> **INFORMATION SHOWN**
# # # #

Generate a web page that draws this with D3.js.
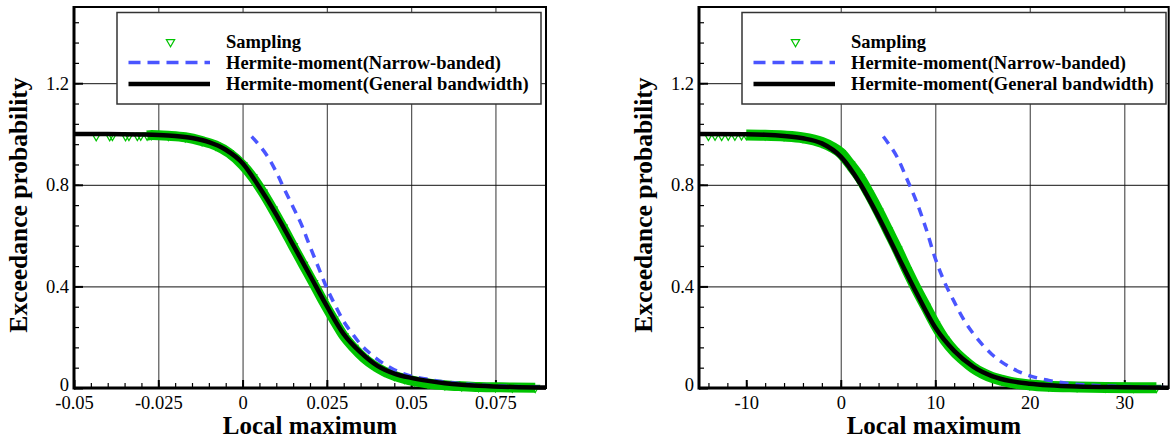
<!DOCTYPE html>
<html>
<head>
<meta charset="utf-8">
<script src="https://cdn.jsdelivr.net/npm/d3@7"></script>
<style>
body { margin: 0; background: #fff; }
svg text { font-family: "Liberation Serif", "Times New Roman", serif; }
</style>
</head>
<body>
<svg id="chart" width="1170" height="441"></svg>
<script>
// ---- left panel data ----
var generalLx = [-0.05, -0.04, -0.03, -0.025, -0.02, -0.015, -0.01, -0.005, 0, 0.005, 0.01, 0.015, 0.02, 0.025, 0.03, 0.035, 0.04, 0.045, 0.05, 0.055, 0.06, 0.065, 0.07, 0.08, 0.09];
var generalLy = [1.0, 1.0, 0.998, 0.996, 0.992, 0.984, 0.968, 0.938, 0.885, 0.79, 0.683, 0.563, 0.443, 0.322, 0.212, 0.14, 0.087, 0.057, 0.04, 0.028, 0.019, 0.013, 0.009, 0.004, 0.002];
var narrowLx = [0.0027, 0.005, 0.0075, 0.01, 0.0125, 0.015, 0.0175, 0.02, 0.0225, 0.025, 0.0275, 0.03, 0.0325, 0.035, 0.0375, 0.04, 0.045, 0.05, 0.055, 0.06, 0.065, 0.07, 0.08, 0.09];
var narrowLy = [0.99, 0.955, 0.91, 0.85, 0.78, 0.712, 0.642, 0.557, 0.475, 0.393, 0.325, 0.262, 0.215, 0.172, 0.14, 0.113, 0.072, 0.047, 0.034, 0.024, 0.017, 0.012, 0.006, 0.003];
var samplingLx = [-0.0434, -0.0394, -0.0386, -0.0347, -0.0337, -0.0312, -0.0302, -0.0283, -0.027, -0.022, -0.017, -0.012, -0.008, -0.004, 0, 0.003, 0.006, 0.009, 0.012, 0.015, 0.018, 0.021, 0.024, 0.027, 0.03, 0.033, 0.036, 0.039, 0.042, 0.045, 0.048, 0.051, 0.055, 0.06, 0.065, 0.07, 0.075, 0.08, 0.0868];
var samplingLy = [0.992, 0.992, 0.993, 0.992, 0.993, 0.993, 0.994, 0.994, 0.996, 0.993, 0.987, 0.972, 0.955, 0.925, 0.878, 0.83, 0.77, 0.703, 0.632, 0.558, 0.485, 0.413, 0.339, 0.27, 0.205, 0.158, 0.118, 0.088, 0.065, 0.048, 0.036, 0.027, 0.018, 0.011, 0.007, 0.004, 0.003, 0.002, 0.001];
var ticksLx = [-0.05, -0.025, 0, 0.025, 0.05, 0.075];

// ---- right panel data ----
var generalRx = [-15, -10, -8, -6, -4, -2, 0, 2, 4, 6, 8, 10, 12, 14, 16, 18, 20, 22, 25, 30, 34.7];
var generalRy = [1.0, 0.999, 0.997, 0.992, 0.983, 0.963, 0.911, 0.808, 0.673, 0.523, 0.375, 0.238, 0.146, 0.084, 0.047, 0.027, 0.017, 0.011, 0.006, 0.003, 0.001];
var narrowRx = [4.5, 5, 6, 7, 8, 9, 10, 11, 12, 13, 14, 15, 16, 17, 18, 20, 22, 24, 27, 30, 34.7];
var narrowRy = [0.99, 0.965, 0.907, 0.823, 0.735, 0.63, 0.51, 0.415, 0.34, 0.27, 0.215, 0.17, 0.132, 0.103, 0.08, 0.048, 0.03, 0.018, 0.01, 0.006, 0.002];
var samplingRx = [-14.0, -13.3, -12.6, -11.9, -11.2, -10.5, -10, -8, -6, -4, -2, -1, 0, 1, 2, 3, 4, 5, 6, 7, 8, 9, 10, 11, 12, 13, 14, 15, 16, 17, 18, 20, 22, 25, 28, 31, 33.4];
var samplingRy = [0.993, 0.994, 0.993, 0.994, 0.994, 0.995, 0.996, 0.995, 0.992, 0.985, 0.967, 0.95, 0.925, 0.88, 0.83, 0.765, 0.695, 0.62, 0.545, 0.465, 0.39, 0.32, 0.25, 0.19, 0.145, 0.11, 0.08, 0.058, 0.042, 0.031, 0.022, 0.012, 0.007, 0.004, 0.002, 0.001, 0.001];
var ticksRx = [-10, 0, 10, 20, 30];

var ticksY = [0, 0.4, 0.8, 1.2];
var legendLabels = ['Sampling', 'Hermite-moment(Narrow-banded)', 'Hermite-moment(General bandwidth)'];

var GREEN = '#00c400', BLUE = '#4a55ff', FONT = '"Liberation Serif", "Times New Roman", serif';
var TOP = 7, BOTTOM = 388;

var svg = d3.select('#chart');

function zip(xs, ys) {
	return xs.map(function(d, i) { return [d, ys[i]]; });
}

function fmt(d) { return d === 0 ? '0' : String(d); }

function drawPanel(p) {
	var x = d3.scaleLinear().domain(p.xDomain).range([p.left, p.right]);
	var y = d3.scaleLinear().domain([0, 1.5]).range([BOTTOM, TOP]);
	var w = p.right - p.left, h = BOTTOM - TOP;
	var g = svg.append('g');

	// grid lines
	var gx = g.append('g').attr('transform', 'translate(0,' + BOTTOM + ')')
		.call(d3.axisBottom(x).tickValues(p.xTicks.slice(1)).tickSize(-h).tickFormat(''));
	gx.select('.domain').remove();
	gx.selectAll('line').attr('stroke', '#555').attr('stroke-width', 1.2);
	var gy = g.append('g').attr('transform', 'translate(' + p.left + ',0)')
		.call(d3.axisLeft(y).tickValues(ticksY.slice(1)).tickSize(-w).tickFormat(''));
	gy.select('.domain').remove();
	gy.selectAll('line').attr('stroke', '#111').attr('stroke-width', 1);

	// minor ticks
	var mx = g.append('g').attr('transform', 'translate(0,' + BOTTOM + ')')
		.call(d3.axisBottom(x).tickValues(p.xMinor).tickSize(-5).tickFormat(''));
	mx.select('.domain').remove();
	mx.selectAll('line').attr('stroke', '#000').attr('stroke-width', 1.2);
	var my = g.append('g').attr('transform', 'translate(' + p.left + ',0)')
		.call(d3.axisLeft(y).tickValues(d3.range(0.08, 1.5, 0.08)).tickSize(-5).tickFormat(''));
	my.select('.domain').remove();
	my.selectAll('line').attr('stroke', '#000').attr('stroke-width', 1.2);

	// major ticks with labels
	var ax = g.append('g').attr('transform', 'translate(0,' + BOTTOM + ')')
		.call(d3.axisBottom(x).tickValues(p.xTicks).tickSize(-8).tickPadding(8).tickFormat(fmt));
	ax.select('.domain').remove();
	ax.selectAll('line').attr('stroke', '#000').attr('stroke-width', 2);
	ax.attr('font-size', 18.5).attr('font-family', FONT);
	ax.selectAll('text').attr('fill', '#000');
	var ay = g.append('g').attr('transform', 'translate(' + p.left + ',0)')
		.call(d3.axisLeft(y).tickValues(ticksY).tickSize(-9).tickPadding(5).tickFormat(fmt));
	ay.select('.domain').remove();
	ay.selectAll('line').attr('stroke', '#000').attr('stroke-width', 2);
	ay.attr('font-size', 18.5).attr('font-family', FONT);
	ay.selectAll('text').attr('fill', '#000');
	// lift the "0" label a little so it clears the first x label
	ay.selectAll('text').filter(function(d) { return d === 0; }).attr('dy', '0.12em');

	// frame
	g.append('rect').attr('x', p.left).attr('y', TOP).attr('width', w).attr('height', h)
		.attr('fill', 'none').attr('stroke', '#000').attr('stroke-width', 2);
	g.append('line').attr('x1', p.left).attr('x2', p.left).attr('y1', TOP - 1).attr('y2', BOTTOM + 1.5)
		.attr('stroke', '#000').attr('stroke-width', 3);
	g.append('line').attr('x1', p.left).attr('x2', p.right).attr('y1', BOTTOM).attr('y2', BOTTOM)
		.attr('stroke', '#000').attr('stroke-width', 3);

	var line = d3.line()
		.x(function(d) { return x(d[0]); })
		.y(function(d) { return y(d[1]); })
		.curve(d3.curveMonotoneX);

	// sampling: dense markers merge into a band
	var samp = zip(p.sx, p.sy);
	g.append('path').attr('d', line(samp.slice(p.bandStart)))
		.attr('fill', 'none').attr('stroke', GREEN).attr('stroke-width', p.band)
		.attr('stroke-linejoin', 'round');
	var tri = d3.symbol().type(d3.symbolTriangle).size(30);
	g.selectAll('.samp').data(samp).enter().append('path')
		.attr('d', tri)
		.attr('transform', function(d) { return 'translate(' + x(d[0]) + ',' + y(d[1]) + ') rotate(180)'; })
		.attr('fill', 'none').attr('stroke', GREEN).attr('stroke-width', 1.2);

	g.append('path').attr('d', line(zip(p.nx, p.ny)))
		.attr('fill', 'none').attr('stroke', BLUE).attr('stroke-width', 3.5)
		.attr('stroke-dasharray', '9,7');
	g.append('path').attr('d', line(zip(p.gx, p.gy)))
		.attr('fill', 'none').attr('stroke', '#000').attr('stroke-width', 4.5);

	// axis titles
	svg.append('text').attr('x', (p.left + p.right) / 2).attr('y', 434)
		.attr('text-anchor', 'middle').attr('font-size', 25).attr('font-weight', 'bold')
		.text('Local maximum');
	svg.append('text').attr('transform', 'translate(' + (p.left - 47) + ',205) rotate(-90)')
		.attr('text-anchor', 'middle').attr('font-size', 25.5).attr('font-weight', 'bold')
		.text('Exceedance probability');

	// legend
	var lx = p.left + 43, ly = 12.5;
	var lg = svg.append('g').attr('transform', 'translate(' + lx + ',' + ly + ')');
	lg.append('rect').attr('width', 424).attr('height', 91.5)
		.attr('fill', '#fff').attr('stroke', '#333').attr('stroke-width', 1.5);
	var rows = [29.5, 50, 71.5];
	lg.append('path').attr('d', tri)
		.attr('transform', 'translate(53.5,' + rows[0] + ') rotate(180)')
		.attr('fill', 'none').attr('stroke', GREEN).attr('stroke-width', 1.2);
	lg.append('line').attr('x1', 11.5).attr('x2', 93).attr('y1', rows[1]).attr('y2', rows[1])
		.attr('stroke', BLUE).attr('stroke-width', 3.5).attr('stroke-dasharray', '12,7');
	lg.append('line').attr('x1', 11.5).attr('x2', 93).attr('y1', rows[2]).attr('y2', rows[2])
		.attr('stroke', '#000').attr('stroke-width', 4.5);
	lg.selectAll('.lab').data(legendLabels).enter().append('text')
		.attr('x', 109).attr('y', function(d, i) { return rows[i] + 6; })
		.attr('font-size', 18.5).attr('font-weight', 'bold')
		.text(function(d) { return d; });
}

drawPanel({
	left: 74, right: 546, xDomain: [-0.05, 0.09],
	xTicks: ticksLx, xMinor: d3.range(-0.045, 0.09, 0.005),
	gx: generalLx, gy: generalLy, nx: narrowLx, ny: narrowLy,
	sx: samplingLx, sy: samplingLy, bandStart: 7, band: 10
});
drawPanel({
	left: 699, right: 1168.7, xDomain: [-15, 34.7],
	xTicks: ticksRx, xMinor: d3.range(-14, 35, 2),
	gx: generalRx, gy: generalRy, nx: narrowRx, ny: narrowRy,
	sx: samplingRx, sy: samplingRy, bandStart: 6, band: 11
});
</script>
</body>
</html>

# # # #

> **WRITTEN INSTRUCTION**
From the first line above through the line containing "var ticksLx = [-0.05, -0.025, 0, 0.025, 0.05, 0.075];", copy everything exactly, without the pictures.

> **ANSWER TO THIS EXERCISE**
Generate a web page that draws this with D3.js.
<!DOCTYPE html>
<html>
<head>
<meta charset="utf-8">
<script src="https://cdn.jsdelivr.net/npm/d3@7"></script>
<style>
body { margin: 0; background: #fff; }
svg text { font-family: "Liberation Serif", "Times New Roman", serif; }
</style>
</head>
<body>
<svg id="chart" width="1170" height="441"></svg>
<script>
// ---- left panel data ----
var generalLx = [-0.05, -0.04, -0.03, -0.025, -0.02, -0.015, -0.01, -0.005, 0, 0.005, 0.01, 0.015, 0.02, 0.025, 0.03, 0.035, 0.04, 0.045, 0.05, 0.055, 0.06, 0.065, 0.07, 0.08, 0.09];
var generalLy = [1.0, 1.0, 0.998, 0.996, 0.992, 0.984, 0.968, 0.938, 0.885, 0.79, 0.683, 0.563, 0.443, 0.322, 0.212, 0.14, 0.087, 0.057, 0.04, 0.028, 0.019, 0.013, 0.009, 0.004, 0.002];
var narrowLx = [0.0027, 0.005, 0.0075, 0.01, 0.0125, 0.015, 0.0175, 0.02, 0.0225, 0.025, 0.0275, 0.03, 0.0325, 0.035, 0.0375, 0.04, 0.045, 0.05, 0.055, 0.06, 0.065, 0.07, 0.08, 0.09];
var narrowLy = [0.99, 0.955, 0.91, 0.85, 0.78, 0.712, 0.642, 0.557, 0.475, 0.393, 0.325, 0.262, 0.215, 0.172, 0.14, 0.113, 0.072, 0.047, 0.034, 0.024, 0.017, 0.012, 0.006, 0.003];
var samplingLx = [-0.0434, -0.0394, -0.0386, -0.0347, -0.0337, -0.0312, -0.0302, -0.0283, -0.027, -0.022, -0.017, -0.012, -0.008, -0.004, 0, 0.003, 0.006, 0.009, 0.012, 0.015, 0.018, 0.021, 0.024, 0.027, 0.03, 0.033, 0.036, 0.039, 0.042, 0.045, 0.048, 0.051, 0.055, 0.06, 0.065, 0.07, 0.075, 0.08, 0.0868];
var samplingLy = [0.992, 0.992, 0.993, 0.992, 0.993, 0.993, 0.994, 0.994, 0.996, 0.993, 0.987, 0.972, 0.955, 0.925, 0.878, 0.83, 0.77, 0.703, 0.632, 0.558, 0.485, 0.413, 0.339, 0.27, 0.205, 0.158, 0.118, 0.088, 0.065, 0.048, 0.036, 0.027, 0.018, 0.011, 0.007, 0.004, 0.003, 0.002, 0.001];
var ticksLx = [-0.05, -0.025, 0, 0.025, 0.05, 0.075];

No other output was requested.